Toutefois, je redoute davantage le danger plus pernicieux encore d'une emprise croissante des discours technocratiques dans le débat public. La complexité grandissante des problèmes auxquels sont confrontées les sociétés modernes pourrait faire penser que les analyses politiques sont aujourd'hui dépassées et que le poids des réalités a fini par écraser la force des valeurs. Selon cette hypothèse, la seule voie d'action possible resterait celle du prudent pragmatisme enseigné dans les plus hautes écoles de l'État.
La logique de ce projet de loi organique, j'en suis convaincu, relève aussi de cette tentation technocratique. Limiter le temps de parole et le droit d'amendement des parlementaires, c'est leur signifier que les projets de loi, préparés par les fonctionnaires des cabinets ministériels sont parfaits, au moment de leur dépôt. Aujourd'hui, plus encore qu'au début de la Ve République, la « rationalisation du parlementarisme » est avant tout le masque de cette rationalité technique.

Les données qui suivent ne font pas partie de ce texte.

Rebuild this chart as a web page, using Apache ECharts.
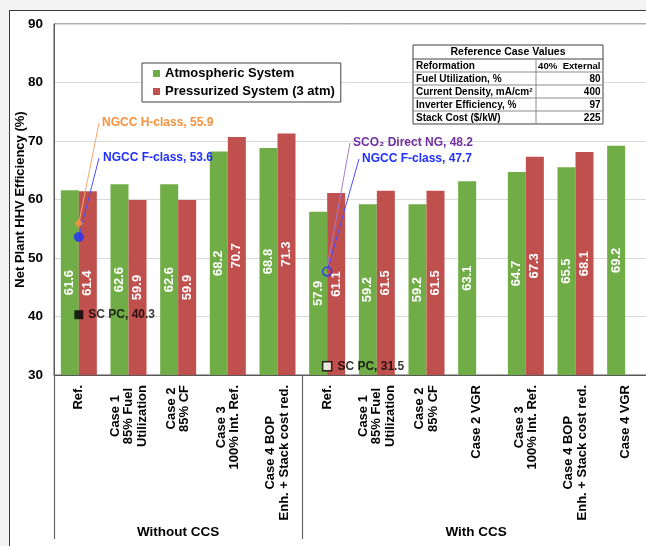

Avec tous les membres de mon groupe et, au-delà, j'en suis sûr, avec beaucoup d'autres parmi vous, nous sommes fiers de nous ranger parmi ceux qui ne renoncent pas à l'ambition de faire de la politique.
Indice d'une tentation technocratique, le projet de loi organique est également le symptôme d'un second mal sans doute plus grave encore. Le dispositif tend en effet à raccourcir le temps consacré à la discussion des textes pour garantir leur publication rapide au Journal Officiel.